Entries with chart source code
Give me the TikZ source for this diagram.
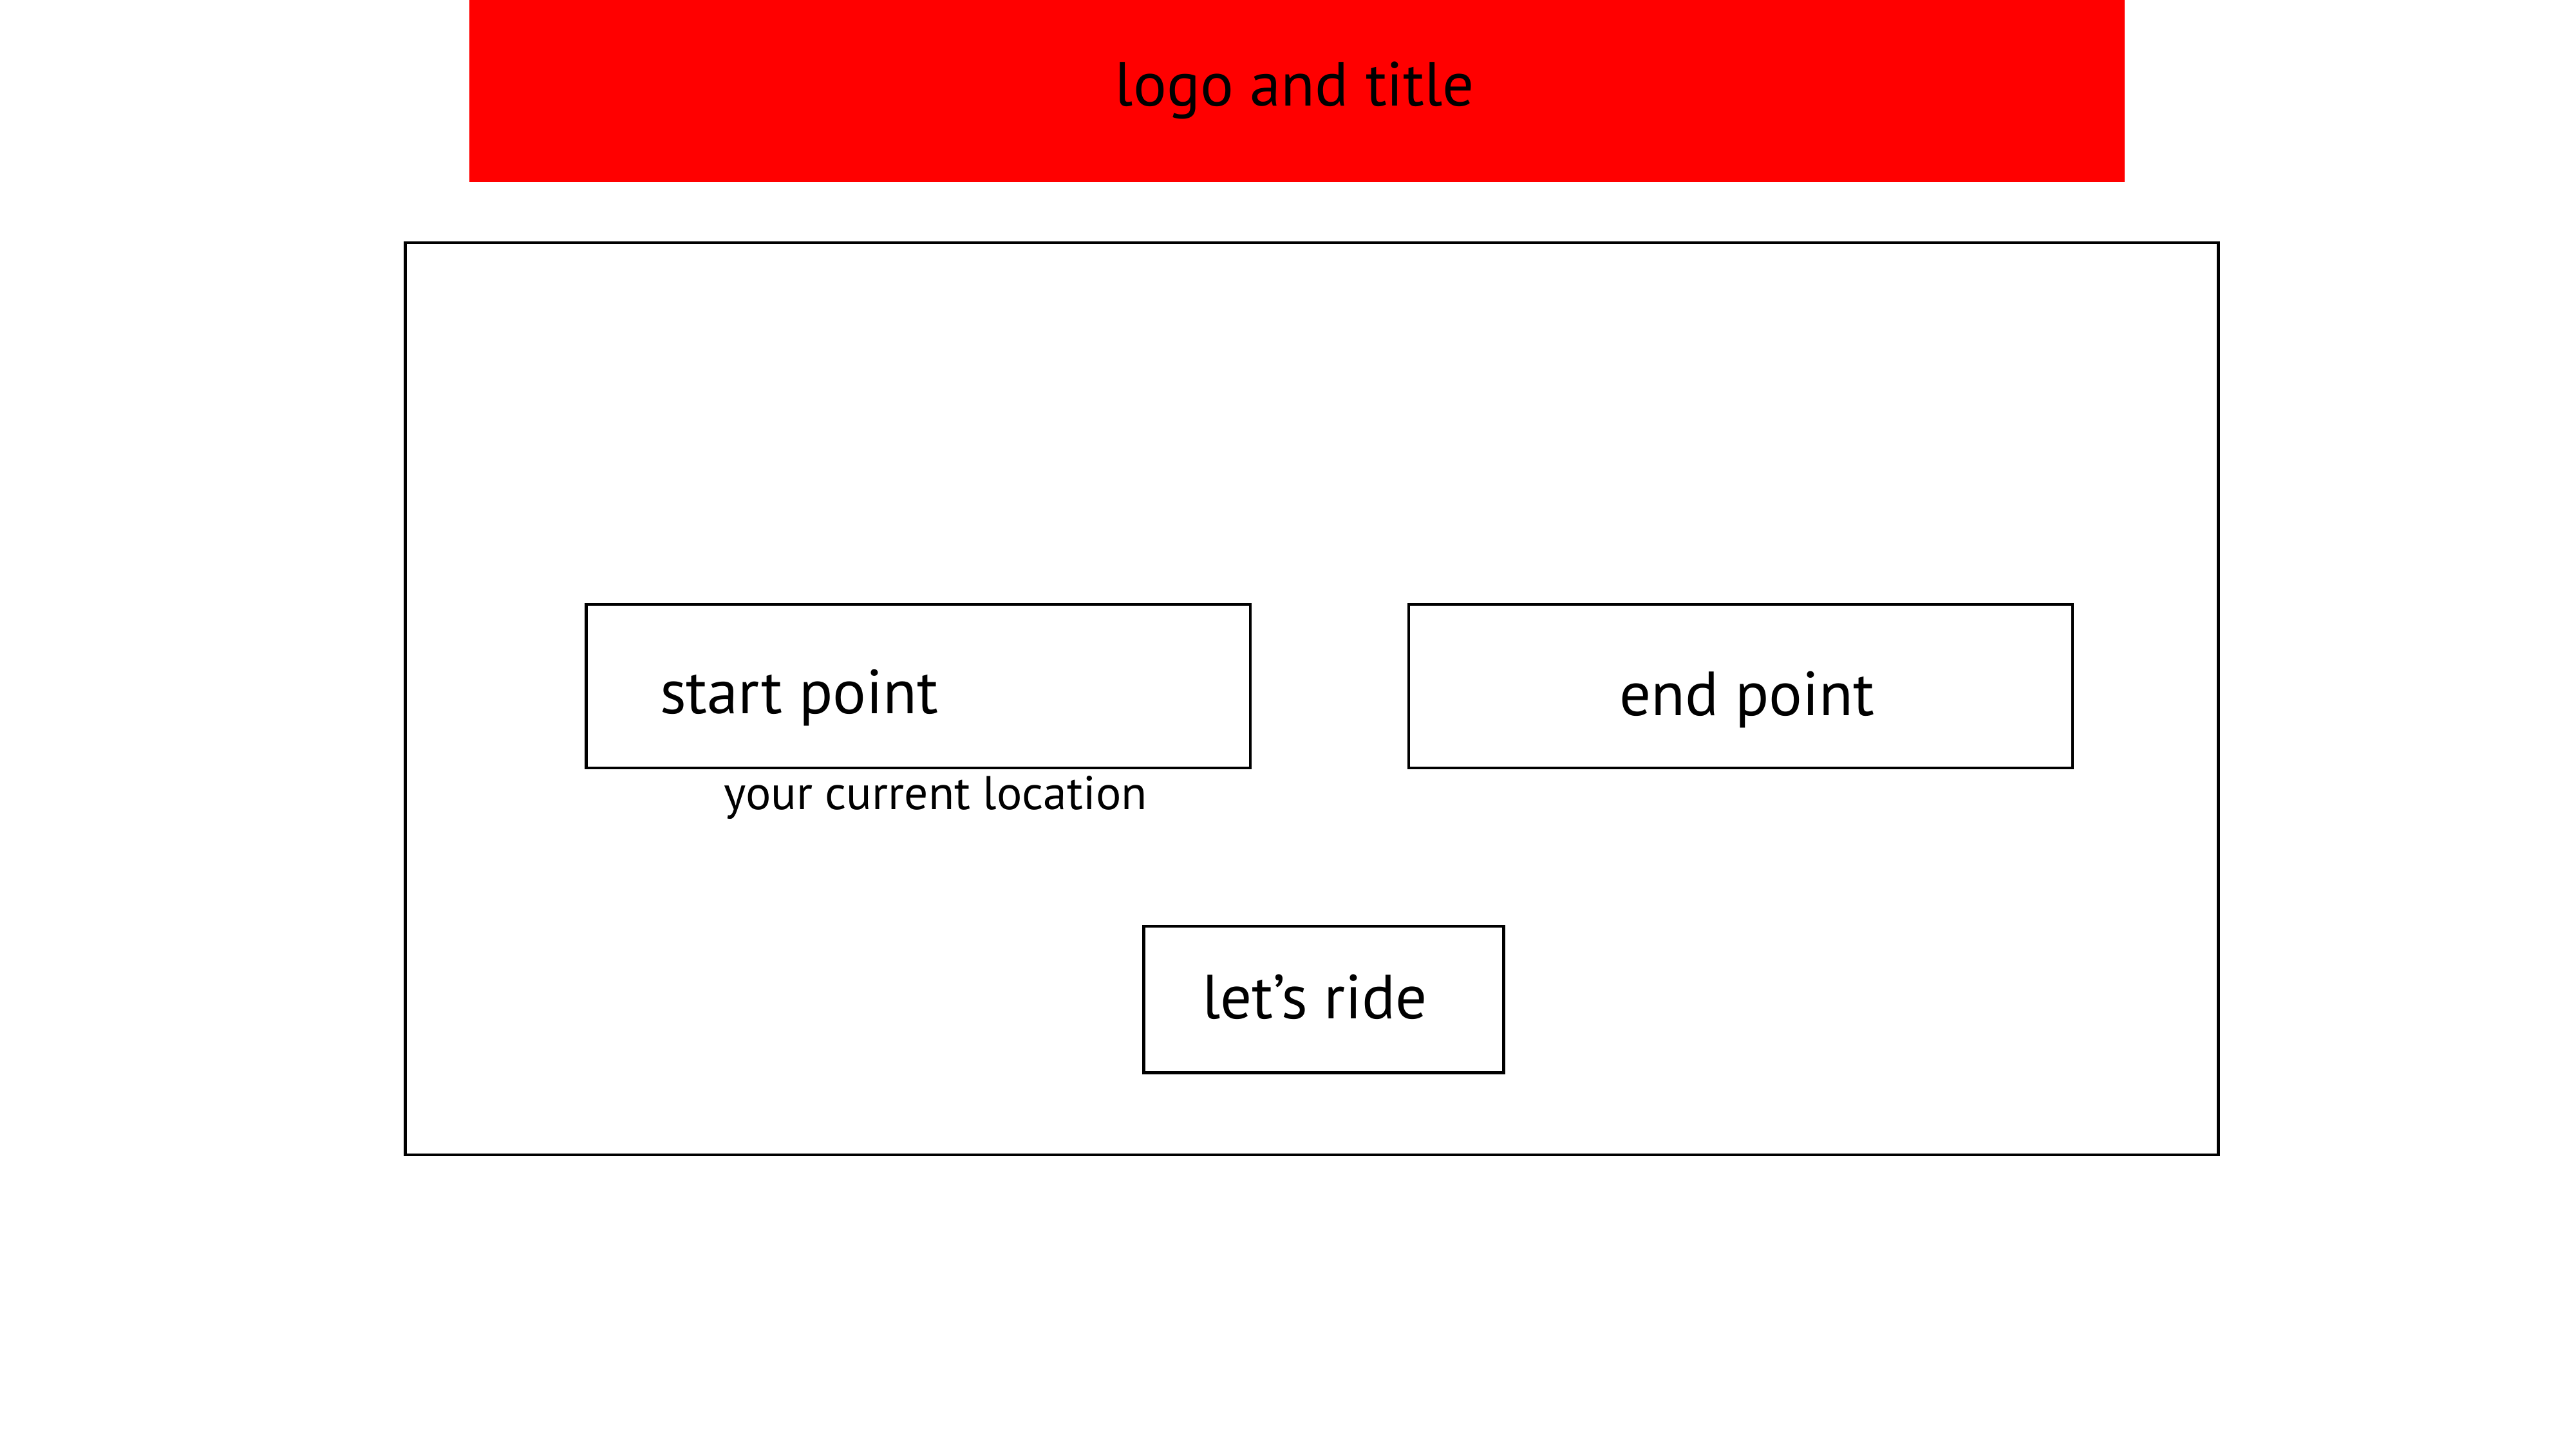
\documentclass[tikz,border=0pt]{standalone}
\usepackage{fontspec}
\setmainfont{PT Sans}
\usepackage{tikz}
\usetikzlibrary{positioning}

\begin{document}
\begin{tikzpicture}[
 x=0.01cm, y=-0.01cm,
 titlebar/.style={rectangle, fill={rgb,255:red,255;green,0;blue,0}, minimum width=10.07cm, minimum height=1.11cm, inner sep=0pt, font=\fontsize{10.8}{13}\selectfont},
 screen/.style={rectangle, draw, line width=0.5pt, minimum width=11.03cm, minimum height=5.55cm, inner sep=0pt},
 field/.style={rectangle, draw, line width=0.5pt, minimum width=4.04cm, minimum height=0.995cm, inner sep=0pt},
 button/.style={rectangle, draw, line width=0.5pt, minimum width=2.19cm, minimum height=0.89cm, inner sep=0pt},
 caption/.style={inner sep=0pt, anchor=base west, font=\fontsize{10.8}{13}\selectfont},
 hint/.style={inner sep=0pt, anchor=base west, font=\fontsize{8.2}{10}\selectfont}
 ]
 \useasboundingbox (0,0) rectangle (1568,882);
 % Header
 \node[titlebar] (bar) at (789.5,55.5) {};
 \node[caption] (title) at (678,64.4) {logo and title};
 % Screen frame
 \node[screen] (frame) at (798.5,425.5) {};
 % Fields
 \node[field] (start) at (559,417.75) {};
 \node[field] (end) at (1059.5,417.75) {};
 \node[caption] (starttxt) at (401,434.6) {start point};
 \node[caption] (endtxt) at (985,435.7) {end point};
 \node[hint] (hinttxt) at (440,493) {your current location};
 % Button
 \node[button] (ride) at (805.75,608.5) {};
 \node[caption] (ridetxt) at (731,620) {let’s ride};
\end{tikzpicture}
\end{document}
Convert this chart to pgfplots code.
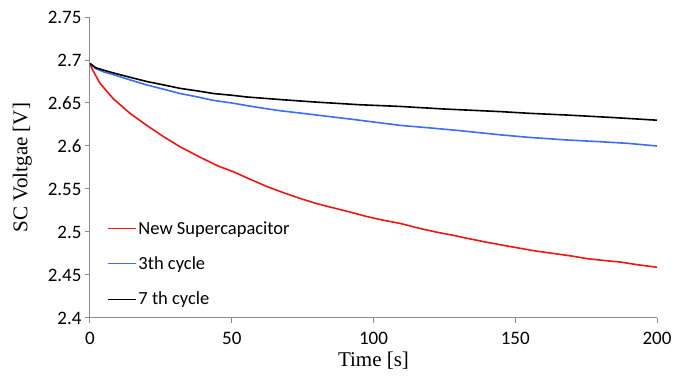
\documentclass[border=0pt]{standalone}
\usepackage{fontspec}
\setmainfont{Liberation Serif}
\newfontfamily\calibri{Carlito}
\usepackage{pgfplots}
\pgfplotsset{compat=1.18}
\definecolor{myred}{RGB}{240,20,20}
\definecolor{myblue}{RGB}{60,110,245}
\definecolor{axgray}{RGB}{140,140,140}
\pgfplotsset{every axis plot/.append style={
  legend image code/.code={\draw[#1, line width=1.1pt] (0pt,0pt) -- (28pt,0pt);}}}
\begin{document}
\begin{tikzpicture}
\begin{axis}[
  name=ax,
  scale only axis,
  width=567pt, height=301pt,
  xmin=0, xmax=200, ymin=2.4, ymax=2.75,
  axis lines*=left,
  axis line style={axgray, line width=1pt},
  every tick/.style={axgray, line width=1pt},
  tick align=outside,
  major tick length=5pt,
  xtick={0,50,100,150,200},
  ytick={2.4,2.45,2.5,2.55,2.6,2.65,2.7,2.75},
  yticklabels={2.4,2.45,2.5,2.55,2.6,2.65,2.7,2.75},
  xticklabels={0,50,100,150,200},
  tick label style={font=\calibri\fontsize{19}{22}\selectfont},
  xticklabel style={yshift=-6pt},
  /pgf/number format/assume math mode=true,
  xlabel={Time [s]},
  ylabel={SC Voltgae [V]},
  label style={font=\fontsize{21}{25}\selectfont},
  xlabel style={yshift=0pt},
  ylabel style={yshift=9pt},
  legend cell align=left,
  legend style={draw=none, fill=none, at={(0.025,0.025)}, anchor=south west,
    font=\calibri\fontsize{18.5}{22}\selectfont, row sep=17pt,
    /tikz/every even column/.append style={column sep=2pt}},
]
\addplot[myred, line width=1.6pt] coordinates {
(0,2.695) (1,2.688) (3.5,2.673) (8.2,2.655) (14.1,2.638) (20,2.624) (25.9,2.611)
(31.8,2.599) (38.8,2.587) (45,2.577) (50.6,2.570) (56,2.562) (62.3,2.553) (68,2.546)
(74.1,2.539) (80,2.533) (85.9,2.528) (92,2.523) (97.6,2.518) (103,2.514) (109.4,2.510)
(116.5,2.504) (122,2.500) (128.3,2.496) (134,2.492) (140.1,2.488) (145,2.485)
(151.8,2.481) (157,2.478) (163.6,2.475) (170,2.472) (175.4,2.469) (181,2.467)
(187.2,2.465) (193,2.462) (200,2.459)};
\addlegendentry{New Supercapacitor}
\addplot[myblue, line width=1.6pt] coordinates {
(0,2.696) (2,2.690) (5,2.686) (8.2,2.683) (14,2.677) (20,2.671) (26,2.666) (31.8,2.661)
(38,2.657) (43.6,2.653) (50,2.650) (55.3,2.647) (61,2.644) (67.1,2.641) (75,2.638)
(85,2.634) (95,2.630) (109.4,2.624) (120,2.621) (130,2.618) (144.7,2.613) (155,2.610)
(168.2,2.607) (180,2.605) (190,2.603) (200,2.600)};
\addlegendentry{3th cycle}
\addplot[black, line width=1.6pt] coordinates {
(0,2.696) (2,2.691) (5,2.688) (8.2,2.685) (14,2.680) (20,2.675) (26,2.671) (31.8,2.667)
(38,2.664) (43.6,2.661) (50,2.659) (55.3,2.657) (67.1,2.654) (80,2.651) (95,2.648) (109.4,2.646)
(125,2.643) (144.7,2.640) (155,2.638) (168.2,2.636) (185,2.633) (200,2.630)};
\addlegendentry{7 th cycle}
\end{axis}
\path ([xshift=-90pt,yshift=-59pt]ax.south west) rectangle ([xshift=31pt,yshift=17pt]ax.north east);
\end{tikzpicture}
\end{document}
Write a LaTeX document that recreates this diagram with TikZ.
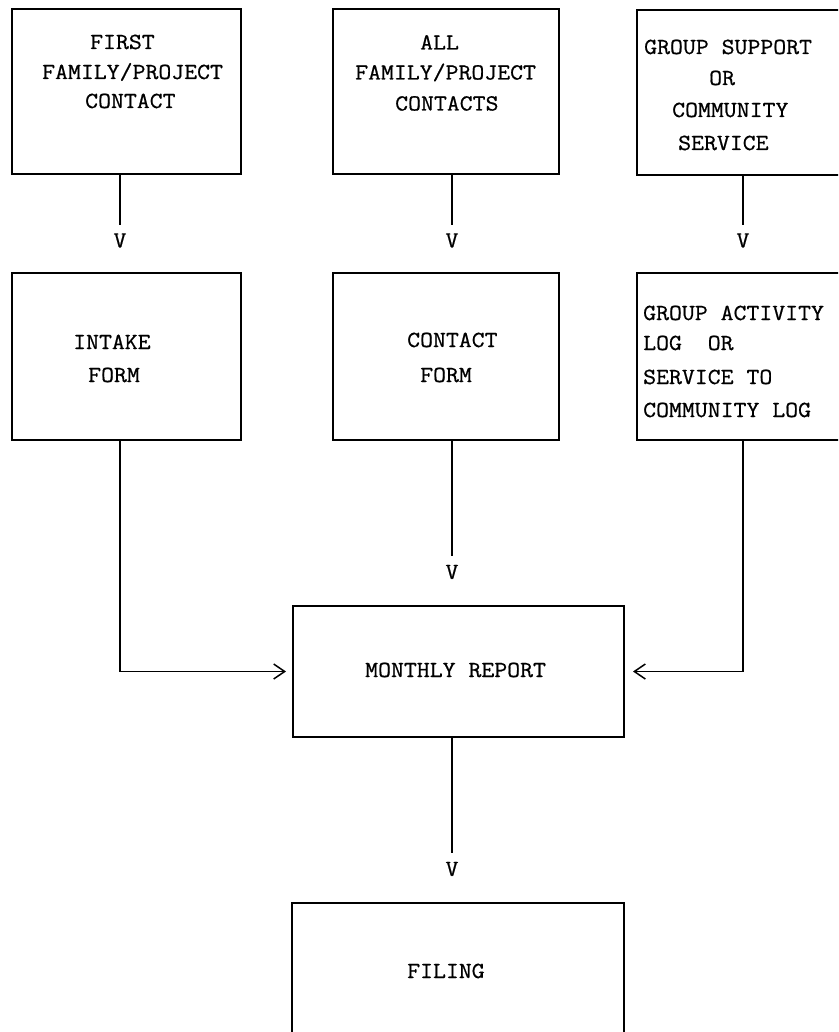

## Goal
Quote each line of the listing exactly, but leave the pictures out.

## Final result
Give me the TikZ source for this diagram.
\documentclass[tikz,border=0pt]{standalone}
\usepackage{fontspec}
\setmainfont{PT Sans}
\usepackage{tikz}
\usetikzlibrary{positioning}

\begin{document}
\begin{tikzpicture}[
 x=0.01cm, y=-0.01cm,
 titlebar/.style={rectangle, fill={rgb,255:red,255;green,0;blue,0}, minimum width=10.07cm, minimum height=1.11cm, inner sep=0pt, font=\fontsize{10.8}{13}\selectfont},
 screen/.style={rectangle, draw, line width=0.5pt, minimum width=11.03cm, minimum height=5.55cm, inner sep=0pt},
 field/.style={rectangle, draw, line width=0.5pt, minimum width=4.04cm, minimum height=0.995cm, inner sep=0pt},
 button/.style={rectangle, draw, line width=0.5pt, minimum width=2.19cm, minimum height=0.89cm, inner sep=0pt},
 caption/.style={inner sep=0pt, anchor=base west, font=\fontsize{10.8}{13}\selectfont},
 hint/.style={inner sep=0pt, anchor=base west, font=\fontsize{8.2}{10}\selectfont}
 ]
 \useasboundingbox (0,0) rectangle (1568,882);
 % Header
 \node[titlebar] (bar) at (789.5,55.5) {};
 \node[caption] (title) at (678,64.4) {logo and title};
 % Screen frame
 \node[screen] (frame) at (798.5,425.5) {};
 % Fields
 \node[field] (start) at (559,417.75) {};
 \node[field] (end) at (1059.5,417.75) {};
 \node[caption] (starttxt) at (401,434.6) {start point};
 \node[caption] (endtxt) at (985,435.7) {end point};
 \node[hint] (hinttxt) at (440,493) {your current location};
 % Button
 \node[button] (ride) at (805.75,608.5) {};
 \node[caption] (ridetxt) at (731,620) {let’s ride};
\end{tikzpicture}
\end{document}
Convert this chart to pgfplots code.
\documentclass[border=0pt]{standalone}
\usepackage{fontspec}
\setmainfont{Liberation Serif}
\newfontfamily\calibri{Carlito}
\usepackage{pgfplots}
\pgfplotsset{compat=1.18}
\definecolor{myred}{RGB}{240,20,20}
\definecolor{myblue}{RGB}{60,110,245}
\definecolor{axgray}{RGB}{140,140,140}
\pgfplotsset{every axis plot/.append style={
  legend image code/.code={\draw[#1, line width=1.1pt] (0pt,0pt) -- (28pt,0pt);}}}
\begin{document}
\begin{tikzpicture}
\begin{axis}[
  name=ax,
  scale only axis,
  width=567pt, height=301pt,
  xmin=0, xmax=200, ymin=2.4, ymax=2.75,
  axis lines*=left,
  axis line style={axgray, line width=1pt},
  every tick/.style={axgray, line width=1pt},
  tick align=outside,
  major tick length=5pt,
  xtick={0,50,100,150,200},
  ytick={2.4,2.45,2.5,2.55,2.6,2.65,2.7,2.75},
  yticklabels={2.4,2.45,2.5,2.55,2.6,2.65,2.7,2.75},
  xticklabels={0,50,100,150,200},
  tick label style={font=\calibri\fontsize{19}{22}\selectfont},
  xticklabel style={yshift=-6pt},
  /pgf/number format/assume math mode=true,
  xlabel={Time [s]},
  ylabel={SC Voltgae [V]},
  label style={font=\fontsize{21}{25}\selectfont},
  xlabel style={yshift=0pt},
  ylabel style={yshift=9pt},
  legend cell align=left,
  legend style={draw=none, fill=none, at={(0.025,0.025)}, anchor=south west,
    font=\calibri\fontsize{18.5}{22}\selectfont, row sep=17pt,
    /tikz/every even column/.append style={column sep=2pt}},
]
\addplot[myred, line width=1.6pt] coordinates {
(0,2.695) (1,2.688) (3.5,2.673) (8.2,2.655) (14.1,2.638) (20,2.624) (25.9,2.611)
(31.8,2.599) (38.8,2.587) (45,2.577) (50.6,2.570) (56,2.562) (62.3,2.553) (68,2.546)
(74.1,2.539) (80,2.533) (85.9,2.528) (92,2.523) (97.6,2.518) (103,2.514) (109.4,2.510)
(116.5,2.504) (122,2.500) (128.3,2.496) (134,2.492) (140.1,2.488) (145,2.485)
(151.8,2.481) (157,2.478) (163.6,2.475) (170,2.472) (175.4,2.469) (181,2.467)
(187.2,2.465) (193,2.462) (200,2.459)};
\addlegendentry{New Supercapacitor}
\addplot[myblue, line width=1.6pt] coordinates {
(0,2.696) (2,2.690) (5,2.686) (8.2,2.683) (14,2.677) (20,2.671) (26,2.666) (31.8,2.661)
(38,2.657) (43.6,2.653) (50,2.650) (55.3,2.647) (61,2.644) (67.1,2.641) (75,2.638)
(85,2.634) (95,2.630) (109.4,2.624) (120,2.621) (130,2.618) (144.7,2.613) (155,2.610)
(168.2,2.607) (180,2.605) (190,2.603) (200,2.600)};
\addlegendentry{3th cycle}
\addplot[black, line width=1.6pt] coordinates {
(0,2.696) (2,2.691) (5,2.688) (8.2,2.685) (14,2.680) (20,2.675) (26,2.671) (31.8,2.667)
(38,2.664) (43.6,2.661) (50,2.659) (55.3,2.657) (67.1,2.654) (80,2.651) (95,2.648) (109.4,2.646)
(125,2.643) (144.7,2.640) (155,2.638) (168.2,2.636) (185,2.633) (200,2.630)};
\addlegendentry{7 th cycle}
\end{axis}
\path ([xshift=-90pt,yshift=-59pt]ax.south west) rectangle ([xshift=31pt,yshift=17pt]ax.north east);
\end{tikzpicture}
\end{document}
Write a LaTeX document that recreates this diagram with TikZ.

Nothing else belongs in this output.